Bugün
İnsan Hakları Evrensel Bildirgesinin kabul edilişinin 70. yıl dönümü. İkinci
dünya savaşındaki büyük yıkımın ertesinde, 1945 yılında Birleşmiş Milletler
kurulmuş,10 Aralık 1948 yılında da İnsan Hakları Evrensel Bildirgesi kabul
edilmiştir. İnsan hakları ve özgürlükleri onurlu bir yaşamın vazgeçilmez
ögeleridir. Bugün 71. yıl dönümünü kutladığımız bu anlamlı günde ülkemizdeki
tablo özetle şöyledir:
Kadınlara
ve çocuklara yönelik şiddet artarak devam etmektedir. Mevzuatta yapılan
iyileştirmelere rağmen, hukuki ve idari uygulamalardaki eksiklikler şiddet
mağduru kadınları korunmasız bırakmaya devam etmektedir. Geride bırakacağımız
2019 yılında da ne yazık ki, çocuklara yönelik şiddet ve cinsel istismar
vakaları azalmış değildir. 2019 yılının ilk on ayında 440 kadın katledilmiştir.

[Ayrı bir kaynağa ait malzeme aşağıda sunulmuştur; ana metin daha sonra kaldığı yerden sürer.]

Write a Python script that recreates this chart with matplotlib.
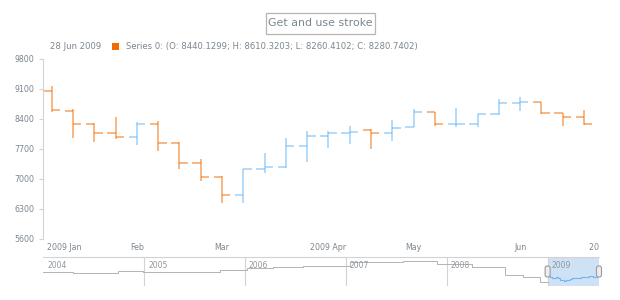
import numpy as np
import matplotlib
matplotlib.use('Agg')
import matplotlib.pyplot as plt
from matplotlib.patches import Rectangle, FancyBboxPatch
from matplotlib.transforms import Bbox, TransformedBbox, IdentityTransform, offset_copy

# ---------------- data ----------------
dates = ['2009-01-04', '2009-01-11', '2009-01-18', '2009-01-25', '2009-02-01',
         '2009-02-08', '2009-02-15', '2009-02-22', '2009-03-01', '2009-03-08',
         '2009-03-15', '2009-03-22', '2009-03-29', '2009-04-05', '2009-04-12',
         '2009-04-19', '2009-04-26', '2009-05-03', '2009-05-10', '2009-05-17',
         '2009-05-24', '2009-05-31', '2009-06-07', '2009-06-14', '2009-06-21',
         '2009-06-28']
opens = [9053, 8593, 8283, 8080, 7987, 8276, 7847, 7366, 7053, 6620,
         7226, 7273, 7770, 8000, 8080, 8143, 8066, 8206, 8570, 8276,
         8276, 8510, 8766, 8790, 8533, 8440.1299]
highs = [9170, 8633, 8300, 8440, 8337, 8360, 7856, 7466, 7060, 7226,
         7613, 7950, 8120, 8127, 8236, 8160, 8376, 8633, 8575, 8650,
         8516, 8860, 8906, 8796, 8550, 8610.3203]
lows = [8556, 7963, 7856, 7926, 7793, 7660, 7226, 6960, 6447, 6447,
        7133, 7265, 7403, 7716, 7810, 7693, 7893, 8206, 8236, 8206,
        8206, 8493, 8593, 8516, 8236, 8260.4102]
closes = [8610, 8283, 8080, 7987, 8276, 7847, 7366, 7053, 6620, 7226,
          7273, 7770, 8010, 8080, 8096, 8066, 8197, 8570, 8276, 8290,
          8510, 8766, 8790, 8533, 8440, 8280.7402]

month_label_dates = ['2009-01-04', '2009-02-01', '2009-03-01', '2009-04-05',
                     '2009-05-03', '2009-06-07', '2009-07-05']
month_labels = ['2009 Jan', 'Feb', 'Mar', '2009 Apr', 'May', 'Jun', '2009 Jul']
y_ticks = [5600, 6300, 7000, 7700, 8400, 9100, 9800]

# scroller (overview) series, 2004-2008
scroll_dates = ['2004-01-01', '2004-04-19', '2004-09-29', '2004-12-28', '2005-06-16',
                '2005-10-03', '2006-01-09', '2006-04-13', '2006-07-30', '2006-12-11',
                '2007-01-16', '2007-07-27', '2007-11-28', '2008-04-02', '2008-07-31',
                '2008-10-04', '2008-12-04', '2009-01-01']
scroll_values = [10520, 9880, 10920, 10280, 10520, 11200, 11880, 12520, 13000, 12800,
                 14280, 14800, 13600, 12520, 9200, 8280, 6520, 6520]
years = ['2004', '2005', '2006', '2007', '2008', '2009']

# ---------------- style ----------------
W, H = 620, 300
TXT = '#7c868e'
LINE = '#d3d3d3'
RISE = '#64b5f6'
FALL = '#ef6c00'

fig = plt.figure(figsize=(W / 100, H / 100), dpi=100)
fig.patch.set_facecolor('white')


def days(ds, base):
    return (np.array(ds, dtype='datetime64[D]') - np.datetime64(base)).astype(float)


x = days(dates, '2009-01-01')
o = np.array(opens); h = np.array(highs); l = np.array(lows); c = np.array(closes)
up = c >= o

# ---------------- main plot ----------------
ax = fig.add_axes([43 / W, 1 - 239 / H, (599 - 43) / W, (239 - 59) / H])
ax.set_xlim(0.14, 182.93)
ax.set_ylim(5600, 9800)
ax.set_facecolor('none')
for s in ['top', 'right', 'bottom']:
    ax.spines[s].set_visible(False)
ax.spines['left'].set_color(LINE)
ax.spines['left'].set_linewidth(0.8)
ax.set_yticks(y_ticks)
ax.set_yticklabels([str(v) for v in y_ticks])
ax.tick_params(axis='y', length=3, width=0.8, color=LINE, labelcolor=TXT,
               labelsize=5.7, pad=3)
ax.set_xticks([])

tick = 2.75
lw = 1.15
for mask, col in [(up, RISE), (~up, FALL)]:
    kw = dict(colors=col, linewidth=lw, alpha=0.6, capstyle='butt')
    ax.vlines(x[mask], l[mask], h[mask], **kw)
    ax.hlines(o[mask], x[mask] - tick, x[mask], **kw)
    ax.hlines(c[mask], x[mask], x[mask] + tick, **kw)

# x labels
clip = TransformedBbox(Bbox([[0, 0], [599 / W, 1]]), fig.transFigure)
lx = days(month_label_dates, '2009-01-01')
xt = ax.get_xaxis_transform()
ylab = -8 / 180
for i, (d, lab) in enumerate(zip(lx, month_labels)):
    if i == 0:
        t = ax.text(0, ylab, lab, transform=offset_copy(ax.transAxes, fig=fig, x=4, y=0, units='dots'),
                    ha='left', va='center', fontsize=5.7, color=TXT)
    else:
        t = ax.text(d, ylab, lab, transform=xt, ha='center', va='center',
                    fontsize=5.7, color=TXT)
    t.set_clip_box(clip)
    t.set_clip_on(True)

# ---------------- title ----------------
title = fig.text(320.5 / W, 1 - 23.5 / H, 'Get and use stroke', ha='center', va='center',
                 fontsize=7.9, color=TXT)
fig.canvas.draw()
bb = title.get_window_extent(fig.canvas.get_renderer())
px0, px1 = bb.x0 - 2.5, bb.x1 + 2.5
pyc = (bb.y0 + bb.y1) / 2
fig.add_artist(Rectangle((px0 / W, (pyc - 10.5) / H), (px1 - px0) / W, 21 / H,
                         transform=fig.transFigure, fill=False, edgecolor='#b5b5b5', linewidth=0.9))

# ---------------- legend ----------------
last = np.datetime64(dates[-1]).astype(object)
fig.text(50 / W, 1 - 46.5 / H, last.strftime('%d %b %Y'), ha='left', va='center',
         fontsize=6.1, color=TXT)
fig.add_artist(Rectangle((112 / W, 1 - 50 / H), 7 / W, 7 / H, transform=fig.transFigure,
                         facecolor=FALL, edgecolor='none'))
fig.text(126.5 / W, 1 - 46.5 / H,
         'Series 0: (O: %.4f; H: %.4f; L: %.4f; C: %.4f)' % (o[-1], h[-1], l[-1], c[-1]),
         ha='left', va='center', fontsize=6.1, color=TXT)

# ---------------- scroller ----------------
axs = fig.add_axes([43 / W, 1 - 286 / H, 556 / W, 29 / H])
axs.set_facecolor('none')
axs.set_xlim(0, 556 / 0.2762)
axs.set_ylim(4800, 16400)
for s in ['left', 'right', 'bottom']:
    axs.spines[s].set_visible(False)
axs.spines['top'].set_color(LINE)
axs.spines['top'].set_linewidth(0.8)
axs.set_xticks([]); axs.set_yticks([])

ystart = days([y + '-01-01' for y in years], '2004-01-01')
sel0 = ystart[-1]
axs.axvspan(sel0, axs.get_xlim()[1], color='#cfe1f5', zorder=0, linewidth=0)
axs.vlines(ystart[1:], 4800, 16400, colors=LINE, linewidth=0.8, zorder=1)
for d, yl in zip(ystart, years):
    axs.text(d, 0.72, yl, transform=offset_copy(axs.get_xaxis_transform(), fig=fig, x=4, y=0, units='dots'),
             ha='left', va='center', fontsize=5.5, color='#8f979d')

sx = days(scroll_dates, '2004-01-01')
axs.plot(sx, scroll_values, drawstyle='steps-post', color='#b3b3b3', linewidth=0.7, zorder=2)
x09 = days(dates, '2004-01-01')
axs.plot(np.r_[sel0, x09], np.r_[c[0], c], drawstyle='steps-post', color=RISE,
         linewidth=0.8, alpha=0.9, zorder=2)

fig.canvas.draw()
for d in [sel0, axs.get_xlim()[1]]:
    xd = axs.transData.transform((d, 10000))[0]
    yd = H - 271.5
    axs.add_artist(FancyBboxPatch((xd - 2.5, yd - 5.5), 5, 11,
                                  boxstyle='round,pad=0,rounding_size=2.2',
                                  transform=IdentityTransform(), facecolor='#eeeeee',
                                  edgecolor='#9a9a9a', linewidth=0.8, zorder=5, clip_on=False))

fig.savefig('out.png', dpi=100)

Rakamlar her yıl kadına yönelik şiddet eylemlerinin artarak devam ettiğini
göstermektedir.
Ülkemizin
iş kazalarındaki kötü sicili devam etmektedir. En temel insan haklarından olan
doğru haber alma hakkı, basın özgürlüğüne dönük saldırılar nedeniyle ağır darbe
almıştır. Yine, sağlıklı bir çevrede yaşama hakkı en çok ihlal edilen temel
insan haklarından biri haline gelmiştir.
Geride
bıraktığımız yılın en acı doğa talanını, çok yakınımızda, Kaz Dağları’nda
gördük. Kanadalı Alamos Gold şirketinin Kirazlı bölgesinde maden arama
faaliyeti sırasında bölgenin doğal yapısı ağır hasar görmüştür. Bakanlık her ne
kadar kesilen ağaç sayısının 13.000 olduğunu belirtmişse de, ÇED raporuna göre
bu sayı 45.000, bağımsız araştırmacıların ve TEMA Vakfının rakamlarına göre ise
195.000’dir. Ülke kamuoyunun ve bölge
halkının geniş tepkileri sayesinde bakanlık tarafından maden arama şirketinin
ruhsatı yenilenmemişse de bölgede tehlike sürmekte, şirketler siyanürler altın
arama faaliyetlerinden vazgeçmiş görünmemektedir.
Bu
örnekleri çoğaltmak mümkündür. Ancak tıpkı geçen yıl olduğu gibi bu yıl da
insan haklarına ilişkin en yaygın ihlalin adil yargılanma hakkına dönük
olduğunu görüyoruz. Ülkemizin AİHM önünde en çok mahkûm olduğu hak ihlallerinin
başında, adil yargılanma hakkı gelmektedir. Anayasa Mahkemesi’ne yapılan
bireysel başvurularda, mahkemenin hak ihlaline karar verdiği dosyaların %78’i
adil yargılanma hakkına ilişkindir. TBMM’den geçen ve adına yargı paketi denen
kimi yasal değişiklikler, adalete erişimin önündeki engelleri kaldıracak
nitelikte değildir. Hali hazırda var olan düzenlemelerin birkaç ufak
değişiklikle süslenmesinden ibarettir. Avukatların yargının kurucu erki olduğu
gerçeği halen göz ardı edilmektedir. Toplumsal araştırmalara göre halkın yargıya
güven endeksi oldukça azalmıştır.
Tüm
bu olumsuzluklara rağmen, hak arama mücadelesinde insan haklarından yana tavır
alan ve bu yönde hak mücadelesi veren biz avukatlar ve Barolar bugün de aynı onurlu
mücadelenin bir parçasıyız. Bu mücadele içinde diğer sivil toplum kuruluşları,
meslek örgütleri ve demokratik platformlarla dayanışma içindeyiz. Bu
dayanışmanın artarak sürmesini umuyoruz. Çanakkale Barosu’nun kurulduğu
tarihten bugüne yürüttüğü temel hak ve özgürlük mücadelesini bundan sonra da kararlılıkla
devam ettireceğini kamuoyunun bilgisine saygıyla sunarız.